I remember the first time I laid eyes on a SCARY STORIES TO TELL IN THE DARK book.  I must have been five or six and already obsessed with horror.  I had just gotten my first set of Goosebumps books, which since they were Chapter books, ended up on our basement bookshelf.  As I was headed to retrieve the first one to read, I looked up on my older sister’s shelf and saw this black paperback with SCARY STORIES across the spine.  Curiosity piqued, I picked it up, and first laid eyes on the drawings that still creep me out to this day.

The SCARY STORIES TO TELL IN THE DARK books were the ones that we read around the fire or by flashlight at summer camp.  They were the stories that we based our own camp legends on. They inspired the sinking sensation in the back of my mind every time I went to take out the trash alone at night, imagining The Thing just waiting beyond the trees.

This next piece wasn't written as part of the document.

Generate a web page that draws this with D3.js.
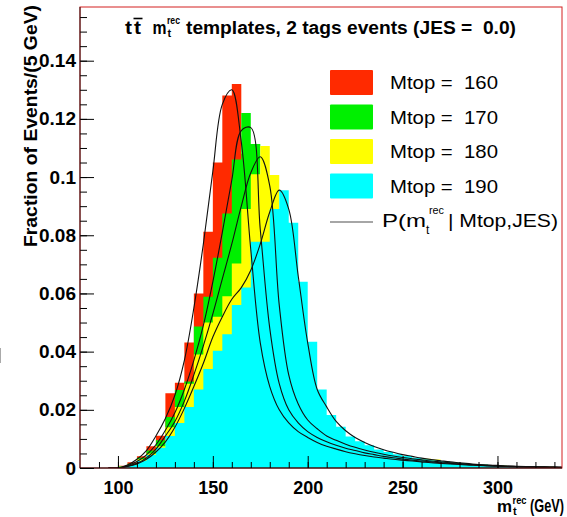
<!DOCTYPE html>
<html>
<head>
<meta charset="utf-8">
<script src="https://cdn.jsdelivr.net/npm/d3@7"></script>
<style>
  body { margin: 0; background: #fff; }
  text { font-family: "Liberation Sans", Arial, Helvetica, sans-serif; white-space: pre; }
</style>
</head>
<body>
<svg id="chart" width="567" height="517"></svg>
<script>
// 5 GeV bins (lower edges)
const binLow = [95,100,105,110,115,120,125,130,135,140,145,150,155,160,165,170,175,180,185,190,
  195,200,205,210,215,220,225,230,235,240,245,250,255,260,265,270,275,280,285,290,
  295,300,305,310,315,320,325,330];

const hist160 = [0,0.0008,0.002,0.004,0.0075,0.0111,0.0257,0.0293,0.0431,0.060,0.0812,0.105,0.128,0.132,0.108,0.072,0.045,0.029,0.021,0.016,
  0.013,0.010,0.009,0.0075,0.0065,0.0056,0.005,0.0044,0.0039,0.0035,0.003,0.0027,0.0024,0.0021,0.0019,0.0016,0.0014,0.0012,0.001,0.0009,
  0.0007,0.0006,0.0005,0.0004,0.0004,0.0003,0.0003,0.0002];
const hist170 = [0,0.0006,0.0015,0.0035,0.006,0.0095,0.0175,0.0268,0.0297,0.0486,0.0589,0.0723,0.0875,0.106,0.122,0.1114,0.082,0.050,0.031,0.021,
  0.016,0.0125,0.0105,0.009,0.0078,0.0068,0.006,0.0052,0.0046,0.004,0.0035,0.0031,0.0028,0.0024,0.0021,0.0018,0.0016,0.0014,0.0012,0.001,
  0.0009,0.0007,0.0006,0.0005,0.0004,0.0004,0.0003,0.0003];
const hist180 = [0,0.0005,0.0012,0.003,0.005,0.0075,0.014,0.021,0.029,0.039,0.050,0.052,0.059,0.0703,0.089,0.101,0.1107,0.1007,0.058,0.034,
  0.023,0.0175,0.014,0.0115,0.0098,0.0085,0.0074,0.0064,0.0056,0.0049,0.0043,0.0038,0.0033,0.0032,0.0029,0.0022,0.0019,0.0016,0.0014,0.0012,
  0.001,0.0009,0.0007,0.0006,0.0005,0.0004,0.0004,0.0003];
const hist190 = [0,0.0004,0.001,0.0025,0.0045,0.007,0.011,0.0155,0.021,0.027,0.034,0.0403,0.046,0.056,0.062,0.0778,0.0778,0.089,0.0955,0.0843,
  0.064,0.0434,0.027,0.0182,0.0142,0.0108,0.0092,0.0078,0.0064,0.0055,0.0047,0.0041,0.0035,0.003,0.0027,0.0023,0.0019,0.0016,0.0014,0.0012,
  0.001,0.0008,0.0007,0.0006,0.0005,0.0004,0.0003,0.0003];

// fitted template curves, sampled every 5 GeV
const curveMass = [95,100,105,110,115,120,125,130,135,140,145,150,155,160,165,170,175,180,185,190,
  195,200,205,210,215,220,225,230,235,240,245,250,255,260,265,270,275,280,285,290,
  295,300,305,310,315,320,325,330,335];
const fit160 = [0,0,0.001,0.003,0.006,0.011,0.017,0.025,0.037,0.055,0.077,0.102,0.125,0.130,0.112,0.075,0.043,0.028,0.020,0.0155,
  0.0125,0.0105,0.0088,0.0075,0.0065,0.0056,0.0049,0.0043,0.0038,0.0034,0.003,0.0027,0.0024,0.0021,0.0018,0.0016,0.0014,0.0012,0.001,0.0009,
  0.0007,0.0006,0.0005,0.0004,0.0004,0.0003,0.0003,0.0002,0.0002];
const fit170 = [0,0,0.0008,0.0022,0.0045,0.008,0.013,0.019,0.027,0.037,0.049,0.064,0.081,0.099,0.116,0.117,0.082,0.048,0.029,0.020,
  0.0155,0.0125,0.0105,0.009,0.0078,0.0068,0.006,0.0052,0.0046,0.004,0.0035,0.0031,0.0027,0.0024,0.0021,0.0018,0.0016,0.0014,0.0012,0.001,
  0.0008,0.0007,0.0006,0.0005,0.0004,0.0003,0.0003,0.0002,0.0002];
const fit180 = [0,0,0.0006,0.0016,0.0035,0.0065,0.011,0.016,0.023,0.032,0.042,0.053,0.065,0.077,0.090,0.1015,0.107,0.097,0.056,0.032,
  0.022,0.0165,0.0135,0.011,0.0095,0.0082,0.0071,0.0062,0.0054,0.0047,0.0041,0.0036,0.0032,0.0028,0.0024,0.0021,0.0018,0.0015,0.0013,0.0011,
  0.0009,0.0008,0.0006,0.0005,0.0004,0.0004,0.0003,0.0003,0.0002];
const fit190 = [0,0,0.0005,0.0014,0.003,0.0055,0.009,0.014,0.0205,0.028,0.036,0.045,0.052,0.058,0.062,0.068,0.077,0.088,0.0955,0.089,
  0.066,0.043,0.027,0.021,0.016,0.0128,0.0105,0.0088,0.0074,0.0063,0.0054,0.0046,0.004,0.0034,0.0029,0.0025,0.0021,0.0018,0.0015,0.0012,
  0.001,0.0009,0.0007,0.0006,0.0005,0.0004,0.0004,0.0003,0.0003];

const histColors = ["#ff2a00", "#00f000", "#ffff00", "#00ffff"];
const legendLabels = ["Mtop =  160", "Mtop =  170", "Mtop =  180", "Mtop =  190"];
const yTickValues = [0, 0.02, 0.04, 0.06, 0.08, 0.1, 0.12, 0.14];
const xTickValues = [100, 150, 200, 250, 300];

const svg = d3.select("#chart");
const frameL = 80, frameR = 562, frameT = 7, frameB = 468;

const x = d3.scaleLinear().domain([80, 334]).range([frameL, frameR]);
const y = d3.scaleLinear().domain([0, 0.14]).range([frameB, 60.7]);

svg.append("clipPath").attr("id", "plotclip")
  .append("rect").attr("x", frameL).attr("y", frameT).attr("width", frameR - frameL).attr("height", frameB - frameT);

const plot = svg.append("g").attr("clip-path", "url(#plotclip)");

function histPath(vals) {
  let pts = binLow.map((b, i) => [b, vals[i]]);
  pts.push([binLow[binLow.length - 1] + 5, vals[vals.length - 1]]);
  return d3.area()
    .x(d => x(d[0]))
    .y0(y(0))
    .y1(d => y(d[1]))
    .curve(d3.curveStepAfter)(pts);
}

[hist160, hist170, hist180, hist190].forEach((h, i) => {
  plot.append("path").attr("d", histPath(h)).attr("fill", histColors[i]).attr("stroke", "none");
});

const fitLine = d3.line()
  .x((d, i) => x(curveMass[i]))
  .y(d => y(d))
  .curve(d3.curveCatmullRom.alpha(0.5));

[fit160, fit170, fit180, fit190].forEach(f => {
  plot.append("path").attr("d", fitLine(f))
    .attr("fill", "none").attr("stroke", "#111").attr("stroke-width", 1.1);
});

// frame
svg.append("rect").attr("x", frameL).attr("y", frameT).attr("width", frameR - frameL).attr("height", frameB - frameT)
  .attr("fill", "none").attr("stroke", "#d42020").attr("stroke-width", 1);

// y axis ticks (inside, ROOT style)
svg.append("g").attr("transform", `translate(${frameL},0)`)
  .call(d3.axisRight(y).tickValues(yTickValues).tickSize(14).tickFormat(""))
  .call(g => g.select(".domain").remove());
svg.append("g").attr("transform", `translate(${frameL},0)`)
  .call(d3.axisRight(y).tickValues(d3.range(0, 0.1575, 0.005)).tickSize(7).tickFormat(""))
  .call(g => g.select(".domain").remove());
svg.append("g").attr("transform", `translate(${frameL},0)`)
  .call(d3.axisLeft(y).tickValues(yTickValues).tickSize(0).tickPadding(4)
    .tickFormat(d => d === 0 ? "0" : String(+d.toFixed(2))))
  .call(g => g.select(".domain").remove())
  .selectAll("text").attr("font-size", 19).attr("font-weight", "bold").attr("fill", "#000")
  .style("font-family", "'Liberation Sans', Arial, sans-serif");

// x axis ticks
svg.append("g").attr("transform", `translate(0,${frameB})`)
  .call(d3.axisTop(x).tickValues(xTickValues).tickSize(12).tickFormat(""))
  .call(g => g.select(".domain").remove());
svg.append("g").attr("transform", `translate(0,${frameB})`)
  .call(d3.axisTop(x).tickValues(d3.range(90, 334, 10)).tickSize(6).tickFormat(""))
  .call(g => g.select(".domain").remove());
svg.append("g").attr("transform", `translate(0,${frameB})`)
  .call(d3.axisBottom(x).tickValues(xTickValues).tickSize(0).tickPadding(13))
  .call(g => g.select(".domain").remove())
  .selectAll("text").attr("font-size", 18).attr("font-weight", "bold").attr("fill", "#000")
  .style("font-family", "'Liberation Sans', Arial, sans-serif");

svg.selectAll(".tick line").attr("stroke", "#000");

// axis lines
svg.append("line").attr("x1", frameL).attr("x2", frameL).attr("y1", frameT).attr("y2", frameB)
  .attr("stroke", "#2a1010").attr("stroke-width", 1);
svg.append("line").attr("x1", frameL).attr("x2", frameR).attr("y1", frameB).attr("y2", frameB)
  .attr("stroke", "#000").attr("stroke-width", 1);

// y axis title
svg.append("text")
  .attr("transform", "translate(37,247) rotate(-90)")
  .attr("font-size", 19).attr("font-weight", "bold")
  .attr("textLength", 242).attr("lengthAdjust", "spacingAndGlyphs")
  .text("Fraction of Events/(5 GeV)");

// x axis title
const xt = svg.append("g").attr("font-weight", "bold");
xt.append("text").attr("x", 497).attr("y", 512).attr("font-size", 17)
  .attr("textLength", 15).attr("lengthAdjust", "spacingAndGlyphs").text("m");
xt.append("text").attr("x", 512.5).attr("y", 504).attr("font-size", 10)
  .attr("textLength", 14).attr("lengthAdjust", "spacingAndGlyphs").text("rec");
xt.append("text").attr("x", 513).attr("y", 515).attr("font-size", 11).text("t");
xt.append("text").attr("transform", "translate(530,512) scale(0.71,1)")
  .attr("font-size", 18).text("(GeV)");

// title
const tt = svg.append("g").attr("font-weight", "bold");
tt.append("text").attr("x", 125).attr("y", 34).attr("font-size", 18)
  .attr("textLength", 7).attr("lengthAdjust", "spacingAndGlyphs").text("t");
tt.append("text").attr("x", 134).attr("y", 34).attr("font-size", 18)
  .attr("textLength", 7).attr("lengthAdjust", "spacingAndGlyphs").text("t");
tt.append("line").attr("x1", 133.5).attr("x2", 142.5).attr("y1", 18.5).attr("y2", 18.5)
  .attr("stroke", "#000").attr("stroke-width", 1.6);
tt.append("text").attr("x", 152.5).attr("y", 34).attr("font-size", 18)
  .attr("textLength", 14).attr("lengthAdjust", "spacingAndGlyphs").text("m");
tt.append("text").attr("x", 167).attr("y", 24).attr("font-size", 10)
  .attr("textLength", 13).attr("lengthAdjust", "spacingAndGlyphs").text("rec");
tt.append("text").attr("x", 167.5).attr("y", 37).attr("font-size", 11).text("t");
tt.append("text").attr("x", 186).attr("y", 34).attr("font-size", 18)
  .attr("textLength", 330).attr("lengthAdjust", "spacingAndGlyphs")
  .text("templates, 2 tags events (JES =  0.0)");

// legend
const legY = [82.5, 117, 151.5, 186];
legendLabels.forEach((lab, i) => {
  svg.append("rect").attr("x", 330).attr("y", legY[i] - 12.5).attr("width", 43).attr("height", 25)
    .attr("rx", 1).attr("fill", histColors[i]);
  svg.append("text").attr("x", 390).attr("y", legY[i] + 6.5).attr("font-size", 19)
    .attr("textLength", 108).attr("lengthAdjust", "spacingAndGlyphs").text(lab);
});
svg.append("line").attr("x1", 330).attr("x2", 373).attr("y1", 222).attr("y2", 222)
  .attr("stroke", "#888").attr("stroke-width", 1.5);
svg.append("text").attr("x", 382).attr("y", 227).attr("font-size", 19)
  .attr("textLength", 44).attr("lengthAdjust", "spacingAndGlyphs").text("P(m");
svg.append("text").attr("x", 429).attr("y", 214).attr("font-size", 11)
  .attr("textLength", 15).attr("lengthAdjust", "spacingAndGlyphs").text("rec");
svg.append("text").attr("x", 426).attr("y", 234).attr("font-size", 12).text("t");
svg.append("text").attr("x", 448).attr("y", 227).attr("font-size", 19)
  .attr("textLength", 110).attr("lengthAdjust", "spacingAndGlyphs").text("| Mtop,JES)");

// stray mark at the left edge of the canvas
svg.append("line").attr("x1", 0.5).attr("x2", 0.5).attr("y1", 348).attr("y2", 363)
  .attr("stroke", "#aaa").attr("stroke-width", 1);
</script>
</body>
</html>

Illustration by Stephen Gammell for Scary Stories to Tell In The Dark

SCARY STORIES TO TELL IN THE DARK traumatized and defined a generation of kids growing up.  Taking on a film adaptation, and making it not only true to the stories, but the imagery that has been burned into our brains since childhood, is not an easy task.  However, both producer, Guillermo del Toro, and director André Øvredal, were up to this task.

The new movie is set in 1968 in a small town with a dark secret.  Teens Stella (Zoe Colletti), Auggie (Gabriel Rush), and Chuck (Austin Zajur) get ready for Halloween, unsuspecting of where the night will take them.  Running from the resident town bully, they meet up with the new kid in town, Ramón (Michael Garza). The group decides to check out the town’s haunted house where it is reputed that Sarah Bellows used to live.  Locked behind the walls by her own family, Sarah would whisper scary stories through the walls to any kid who asked, often to that child’s demise. While exploring the house, Stella and Ramon find a secret room locked behind a wall and discover Sarah’s old room, complete with her book of scary stories.  Stella takes the book with her, and, starting that very same night, new stories begin writing themselves into the book, this time starring the kids of the town.

One of my biggest concerns back in 2013 was that the imagery, burned into our minds by Stephen Gammell as children, would be impossible to recreate for the big screen.  Once the first poster dropped and we saw Harold for the first time earlier this year, my fears were somewhat stymied, but the concern remained. The concern is no longer.  Del Toro and Øvredal did an amazing job recreating those terrifying images into our reality. The monsters were spot on, not only looking like their inspirations, but also instilling that same sense of dread, even into my adult heart.  

Harold in the film adaptation of SCARY STORIES TO TELL IN THE DARK | Image Courtesy of CBS Films

This iteration of SCARY STORIES TO TELL IN THE DARK does a lot with it’s PG-13 rating.  There has long been the stigma of PG-13 horror not able to live up to their R-rated brethren.  There has been many a PG-13 horror that has been clearly pulled back from what it could have been if it had just gone for that R-rating.  This is not a problem for SCARY STORIES. Perhaps it’s because the source material was intended for children, but the movie is creepy and terrifying without the need for gore, nudity, or the other factors that usually push horror into that R-rating.  Del Toro has said that he wants the new movie to be a “gateway movie” making it accessible to the new generation who may not have read the books, but want a horror movie that the whole family can watch.